### Short task
Set down the data below from its first line to the line holding "import matplotlib.pyplot as plt", inclusive; omit all pictures.

### Data shown
▼
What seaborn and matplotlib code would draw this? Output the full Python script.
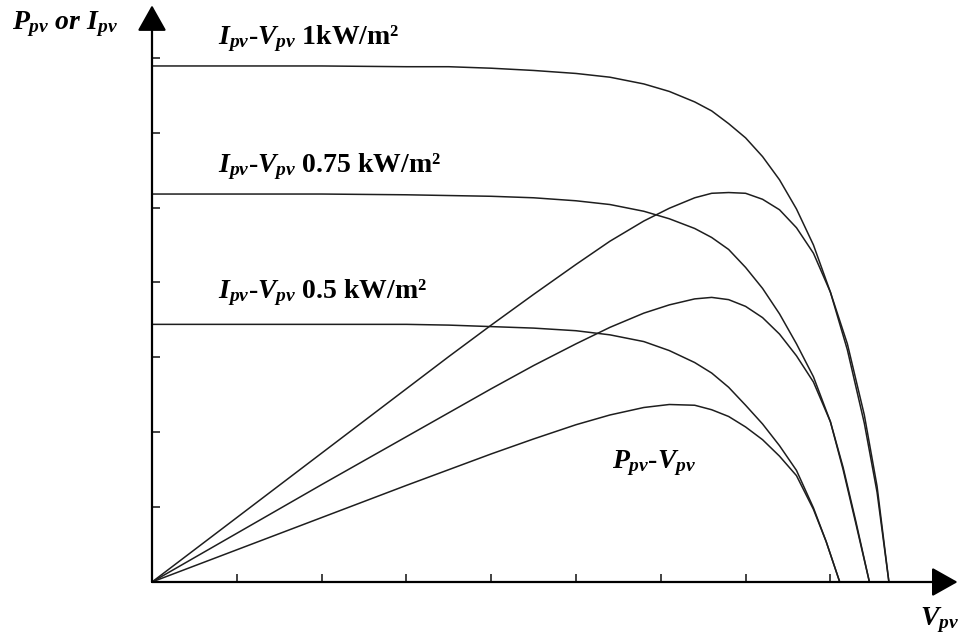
import pandas as pd
import seaborn as sns
import matplotlib.pyplot as plt

# values (x and y in tick units)
v_iv_1000 = [0, 1, 2, 3, 3.5, 4.0, 4.5, 5.0, 5.4, 5.8, 6.1, 6.4, 6.6, 6.8, 7.0, 7.2, 7.4,
             7.6, 7.8, 8.0, 8.2, 8.4, 8.55, 8.69]
i_iv_1000 = [6.89, 6.89, 6.89, 6.88, 6.88, 6.86, 6.83, 6.79, 6.74, 6.65, 6.55, 6.41, 6.29,
             6.12, 5.93, 5.68, 5.37, 4.98, 4.50, 3.87, 3.10, 2.12, 1.20, 0]

v_iv_750 = [0, 1, 2, 3, 3.5, 4.0, 4.5, 5.0, 5.4, 5.8, 6.1, 6.4, 6.6, 6.8, 7.0, 7.2, 7.4,
            7.6, 7.8, 8.0, 8.15, 8.3, 8.46]
i_iv_750 = [5.18, 5.18, 5.18, 5.17, 5.16, 5.15, 5.13, 5.09, 5.04, 4.95, 4.85, 4.72, 4.60,
            4.44, 4.20, 3.92, 3.58, 3.18, 2.74, 2.14, 1.50, 0.78, 0]

v_iv_500 = [0, 1, 2, 3, 3.5, 4.0, 4.5, 5.0, 5.4, 5.8, 6.1, 6.4, 6.6, 6.8, 7.0, 7.2, 7.4,
            7.6, 7.8, 7.95, 8.11]
i_iv_500 = [3.44, 3.44, 3.44, 3.44, 3.43, 3.41, 3.39, 3.355, 3.30, 3.21, 3.09, 2.93, 2.79,
            2.60, 2.36, 2.11, 1.82, 1.49, 0.99, 0.54, 0]

v_pv_1000 = v_iv_1000
p_pv_1000 = [0, 0.86, 1.72, 2.58, 3.01, 3.43, 3.84, 4.24, 4.55, 4.82, 4.99, 5.13, 5.19,
             5.20, 5.19, 5.11, 4.97, 4.73, 4.39, 3.87, 3.18, 2.23, 1.28, 0]

v_pv_750 = v_iv_750
p_pv_750 = [0, 0.65, 1.30, 1.94, 2.26, 2.58, 2.89, 3.18, 3.40, 3.59, 3.70, 3.78, 3.80,
            3.77, 3.68, 3.53, 3.31, 3.02, 2.67, 2.14, 1.53, 0.81, 0]

v_pv_500 = v_iv_500
p_pv_500 = [0, 0.43, 0.86, 1.29, 1.50, 1.71, 1.91, 2.10, 2.23, 2.33, 2.37, 2.36, 2.30,
            2.21, 2.07, 1.90, 1.68, 1.42, 0.97, 0.54, 0]

curves = [(v_iv_1000, i_iv_1000), (v_iv_750, i_iv_750), (v_iv_500, i_iv_500),
          (v_pv_1000, p_pv_1000), (v_pv_750, p_pv_750), (v_pv_500, p_pv_500)]

sns.set_style("white")
plt.rcParams['mathtext.fontset'] = 'custom'
plt.rcParams['mathtext.it'] = 'Liberation Serif:italic:bold'
plt.rcParams['mathtext.rm'] = 'Liberation Serif:bold'
plt.rcParams['mathtext.bf'] = 'Liberation Serif:bold'

fig = plt.figure(figsize=(9.58, 6.41), dpi=100)
ax = fig.add_axes([152 / 958, 59 / 641, 805.6 / 958, 576.7 / 641])

for v, y in curves:
    df = pd.DataFrame({"V": v, "Y": y})
    sns.lineplot(data=df, x="V", y="Y", estimator=None, sort=False, color="#1e1e1e",
                 lw=1.1, ax=ax, clip_on=False)

ax.set_xlim(0, 9.5)
ax.set_ylim(0, 7.7)
for s in ax.spines.values():
    s.set_visible(False)
ax.set_xticks(range(1, 9))
ax.set_yticks(range(1, 8))
ax.tick_params(bottom=True, left=True, direction="in", length=6, width=1.2,
               color="#222222", labelbottom=False, labelleft=False)
ax.set_xlabel("")
ax.set_ylabel("")

arrow = dict(arrowstyle="-|>,head_length=0.8,head_width=0.45", lw=1.6,
             mutation_scale=20, color="black", shrinkA=0, shrinkB=0)
ax.annotate("", xy=(9.5, 0), xytext=(0, 0), arrowprops=arrow, annotation_clip=False)
ax.annotate("", xy=(0, 7.7), xytext=(0, 0), arrowprops=arrow, annotation_clip=False)

font = dict(family="Liberation Serif", weight="bold", fontsize=20, va="center", color="black")
ax.text(0.78, 7.25, r"$I_{pv}$-$V_{pv}$ 1kW/m²", **font)
ax.text(0.78, 5.55, r"$I_{pv}$-$V_{pv}$ 0.75 kW/m²", **font)
ax.text(0.78, 3.86, r"$I_{pv}$-$V_{pv}$ 0.5 kW/m²", **font)
ax.text(5.42, 1.59, r"$P_{pv}$-$V_{pv}$", **font)
ax.text(-1.65, 7.45, r"$P_{pv}$ $or$ $I_{pv}$", **font)
ax.text(9.06, -0.51, r"$V_{pv}$", **font)

fig.savefig("out.png", dpi=100)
▲
### Exercise response
What seaborn and matplotlib code would draw this? Output the full Python script.
import pandas as pd
import seaborn as sns
import matplotlib.pyplot as plt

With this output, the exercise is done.